GIVEN TASK: Everything from the first line down to the line containing "import matplotlib.pyplot as plt" is to be retyped exactly, both ends included, with pictures left out.

DATASET CONTENT:

================================

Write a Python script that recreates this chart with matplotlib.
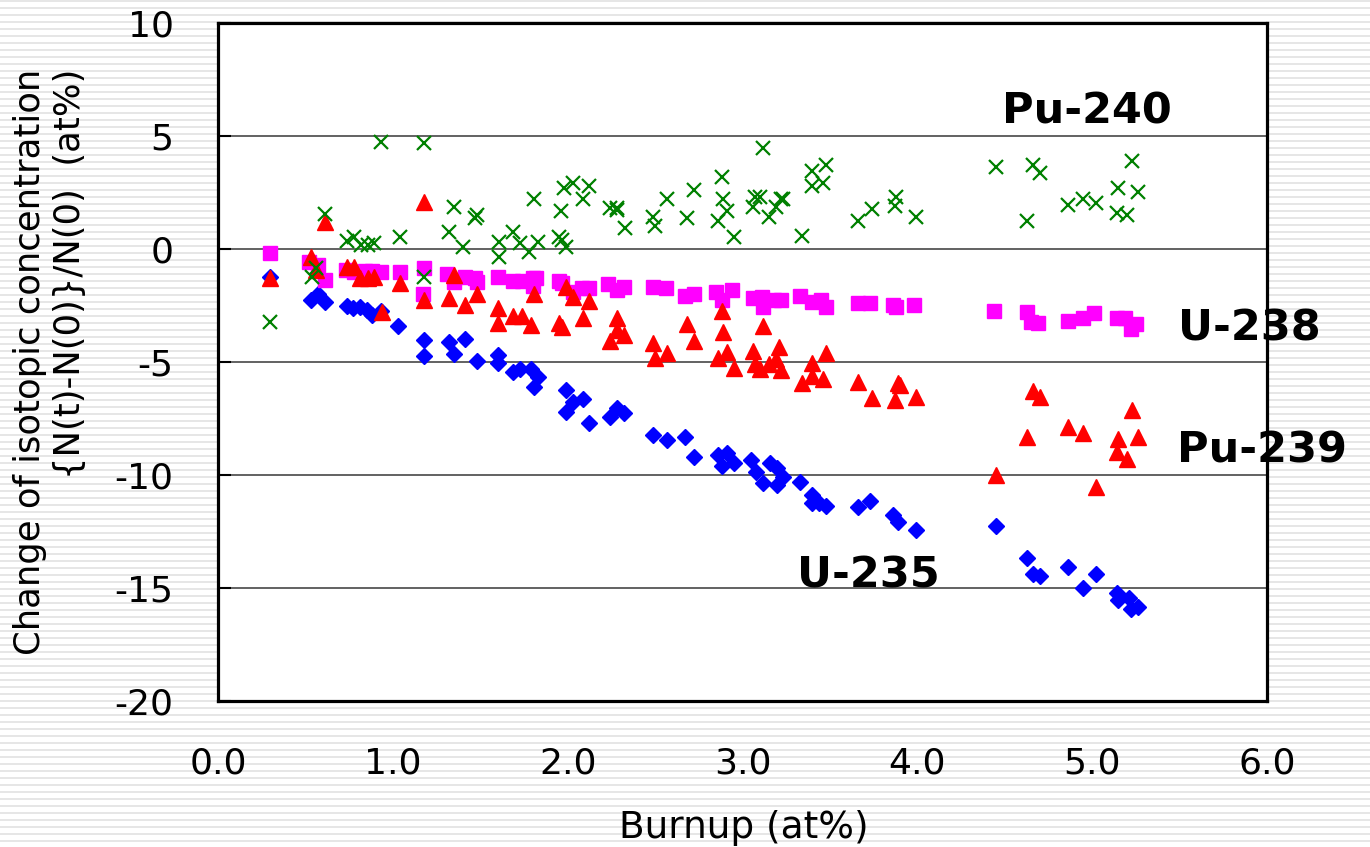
import numpy as np
import matplotlib
matplotlib.use('Agg')
import matplotlib.pyplot as plt

# U-235 (blue diamonds)
u235_x = [0.30, 0.53, 0.57, 0.61, 0.74, 0.77, 0.81, 0.85, 0.88, 0.93, 1.03, 1.18, 1.18, 1.32, 1.35,
          1.41, 1.48, 1.60, 1.60, 1.69, 1.73, 1.79, 1.83, 1.81, 1.99, 2.03, 2.09, 1.99, 2.12, 2.24,
          2.28, 2.32, 2.49, 2.57, 2.67, 2.72, 2.86, 2.91, 2.88, 2.95, 3.05, 3.08, 3.12, 3.16, 3.20,
          3.23, 3.20, 3.33, 3.40, 3.40, 3.44, 3.48, 3.66, 3.73, 3.86, 3.89, 3.99, 4.45, 4.63, 4.66,
          4.70, 4.86, 4.95, 5.02, 5.14, 5.15, 5.21, 5.22, 5.26]
u235_y = [-1.24, -2.26, -1.99, -2.35, -2.53, -2.61, -2.57, -2.70, -2.92, -2.75, -3.41, -4.03, -4.74, -4.12, -4.65,
          -3.99, -4.96, -4.70, -5.05, -5.45, -5.32, -5.32, -5.67, -6.11, -6.25, -6.78, -6.65, -7.22, -7.71, -7.44,
          -7.04, -7.27, -8.24, -8.46, -8.33, -9.22, -9.13, -9.04, -9.61, -9.48, -9.35, -9.88, -10.37, -9.48, -9.70,
          -10.10, -10.46, -10.32, -10.90, -11.25, -11.25, -11.39, -11.43, -11.17, -11.79, -12.10, -12.45, -12.27, -13.69, -14.36,
          -14.49, -14.05, -14.98, -14.36, -15.20, -15.51, -15.46, -15.95, -15.86]

# U-238 (magenta squares)
u238_x = [0.30, 0.52, 0.57, 0.61, 0.73, 0.78, 0.84, 0.88, 0.93, 1.04, 1.18, 1.17, 1.31, 1.35, 1.41,
          1.47, 1.48, 1.60, 1.69, 1.74, 1.80, 1.82, 1.80, 1.95, 1.97, 2.03, 2.08, 2.12, 2.23, 2.28,
          2.32, 2.49, 2.56, 2.67, 2.72, 2.85, 2.88, 2.94, 3.06, 3.11, 3.12, 3.18, 3.22, 3.33, 3.40,
          3.45, 3.48, 3.66, 3.73, 3.86, 3.88, 3.98, 4.44, 4.63, 4.65, 4.69, 4.86, 4.95, 5.01, 5.14,
          5.19, 5.22, 5.25]
u238_y = [-0.18, -0.58, -0.71, -1.37, -0.93, -1.02, -0.97, -0.97, -1.02, -1.02, -0.84, -1.97, -1.11, -1.46, -1.26,
          -1.28, -1.46, -1.24, -1.42, -1.42, -1.28, -1.28, -1.64, -1.42, -1.51, -1.91, -1.73, -1.73, -1.53, -1.82,
          -1.66, -1.68, -1.73, -2.08, -1.99, -1.91, -2.26, -1.82, -2.17, -2.13, -2.57, -2.26, -2.26, -2.08, -2.35,
          -2.26, -2.57, -2.39, -2.39, -2.48, -2.57, -2.48, -2.75, -2.79, -3.23, -3.28, -3.19, -3.06, -2.84, -3.06,
          -3.06, -3.54, -3.32]

# Pu-239 (red triangles)
pu239_x = [0.30, 0.53, 0.56, 0.61, 0.74, 0.78, 0.81, 0.86, 0.89, 0.94, 1.04, 1.18, 1.18, 1.32, 1.35,
           1.41, 1.48, 1.60, 1.60, 1.69, 1.74, 1.79, 1.81, 1.95, 1.99, 2.03, 2.09, 2.12, 2.28, 1.97,
           2.24, 2.28, 2.32, 2.49, 2.50, 2.57, 2.68, 2.72, 2.88, 2.89, 2.86, 2.91, 2.95, 3.12, 3.06,
           3.07, 3.10, 3.15, 3.19, 3.21, 3.22, 3.34, 3.40, 3.40, 3.46, 3.48, 3.66, 3.74, 3.89, 3.87,
           3.90, 3.99, 4.45, 4.63, 4.66, 4.70, 4.86, 4.95, 5.02, 5.15, 5.14, 5.20, 5.23, 5.26]
pu239_y = [-1.28, -0.35, -0.93, 1.20, -0.80, -0.80, -1.28, -1.28, -1.24, -2.79, -1.51, 2.08, -2.26, -2.19, -1.13,
           -2.48, -1.99, -2.61, -3.28, -2.97, -2.97, -3.37, -1.99, -3.28, -1.68, -2.13, -3.06, -2.30, -3.06, -3.46,
           -4.08, -3.59, -3.81, -4.16, -4.83, -4.61, -3.32, -4.08, -2.75, -3.68, -4.83, -4.56, -5.27, -3.41, -4.52,
           -5.10, -5.32, -5.10, -4.87, -4.34, -5.36, -5.94, -5.05, -5.63, -5.76, -4.61, -5.89, -6.60, -5.94, -6.69,
           -6.03, -6.56, -10.01, -8.33, -6.29, -6.56, -7.89, -8.15, -10.55, -8.42, -8.99, -9.30, -7.13, -8.33]

# Pu-240 (green crosses)
pu240_x = [0.30, 0.54, 0.56, 0.61, 0.74, 0.78, 0.82, 0.86, 0.89, 1.04, 1.18, 1.32, 1.35, 1.40, 0.93,
           1.18, 1.47, 1.48, 1.81, 1.61, 1.61, 1.69, 1.73, 1.78, 1.83, 1.95, 1.98, 1.96, 1.97, 2.03,
           2.12, 2.09, 1.99, 2.24, 2.28, 2.28, 2.33, 2.49, 2.50, 2.57, 2.68, 2.72, 2.86, 2.88, 2.89,
           2.91, 2.95, 3.06, 3.07, 3.10, 3.12, 3.15, 3.19, 3.22, 3.23, 3.34, 3.40, 3.40, 3.46, 3.48,
           3.66, 3.74, 3.87, 3.88, 3.99, 4.45, 4.63, 4.66, 4.70, 4.86, 4.95, 5.02, 5.14, 5.15, 5.20,
           5.23, 5.26]
pu240_y = [-3.23, -1.24, -0.84, 1.55, 0.35, 0.53, 0.18, 0.18, 0.27, 0.53, -1.24, 0.75, 1.86, 0.09, 4.74,
           4.70, 1.37, 1.51, 2.22, 0.31, -0.35, 0.75, 0.27, -0.13, 0.31, 0.53, 2.70, 1.68, 0.40, 2.92,
           2.79, 2.22, 0.09, 1.82, 1.73, 1.82, 0.93, 1.42, 1.02, 2.22, 1.37, 2.61, 1.24, 3.19, 2.22,
           1.68, 0.53, 1.86, 2.30, 2.30, 4.47, 1.42, 1.86, 2.22, 2.22, 0.58, 3.46, 2.79, 2.92, 3.72,
           1.24, 1.77, 1.91, 2.30, 1.42, 3.63, 1.24, 3.72, 3.37, 1.95, 2.22, 2.04, 1.60, 2.70, 1.51,
           3.90, 2.53]

labels = ['U-235', 'U-238', 'Pu-239', 'Pu-240']
label_pos = [(3.72, -14.44), (5.90, -3.5), (5.97, -8.9), (4.97, 6.07)]

plt.rcParams['font.family'] = ['DejaVu Sans']
plt.rcParams['axes.unicode_minus'] = False

fig = plt.figure(figsize=(13.7, 8.47), dpi=100)
fig.patch.set_facecolor('white')

# striped slide background
bg = fig.add_axes([0, 0, 1, 1], zorder=-10)
bg.set_xlim(0, 1370)
bg.set_ylim(847, 0)
bg.axis('off')
bg.hlines(np.arange(1.5, 847, 7), 0, 1370, color='#e2e2e2', lw=1.2)

ax = fig.add_axes([218 / 1370, 1 - 701 / 847, (1267 - 218) / 1370, (701 - 23) / 847])
ax.set_facecolor('white')

ax.plot(u235_x, u235_y, 'D', color='#0000ff', ms=8, mec='#0000ff', zorder=3)
ax.plot(u238_x, u238_y, 's', color='#ff00ff', ms=9.5, mec='#ff00ff', zorder=4)
ax.plot(pu239_x, pu239_y, '^', color='#ff0000', ms=11, mec='#ff0000', zorder=5)
ax.plot(pu240_x, pu240_y, 'x', color='#008000', ms=10.5, mew=1.6, zorder=6)

ax.set_xlim(0, 6)
ax.set_ylim(-20, 10)
ax.set_xticks(np.arange(0, 6.1, 1.0))
ax.set_xticklabels(['%.1f' % v for v in np.arange(0, 6.1, 1.0)])
ax.set_yticks(np.arange(-20, 11, 5))
ax.yaxis.grid(True, color='#555555', lw=1.3)
ax.set_axisbelow(True)
ax.tick_params(axis='y', direction='in', length=9, width=1.5, pad=32, labelsize=26)
ax.tick_params(axis='x', length=0, pad=33, labelsize=26)
for s in ax.spines.values():
    s.set_linewidth(2.3)
    s.set_color('black')
    s.set_zorder(10)

for lab, (lx, ly) in zip(labels, label_pos):
    ax.text(lx, ly, lab, fontsize=31, fontweight='bold', ha='center', va='center',
            clip_on=False, zorder=8)

fig.text(744 / 1370, 1 - 828 / 847, 'Burnup (at%)', fontsize=27, ha='center', va='center')
fig.text(50 / 1370, 1 - 362 / 847,
         'Change of isotopic concentration\n{N(t)-N(0)}/N(0)  (at%)',
         fontsize=25.5, rotation=90, ha='center', va='center', multialignment='right',
         linespacing=1.2)

fig.savefig('out.png', dpi=100, facecolor='white')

================================

EXPECTED ANSWER:
Write a Python script that recreates this chart with matplotlib.
import numpy as np
import matplotlib
matplotlib.use('Agg')
import matplotlib.pyplot as plt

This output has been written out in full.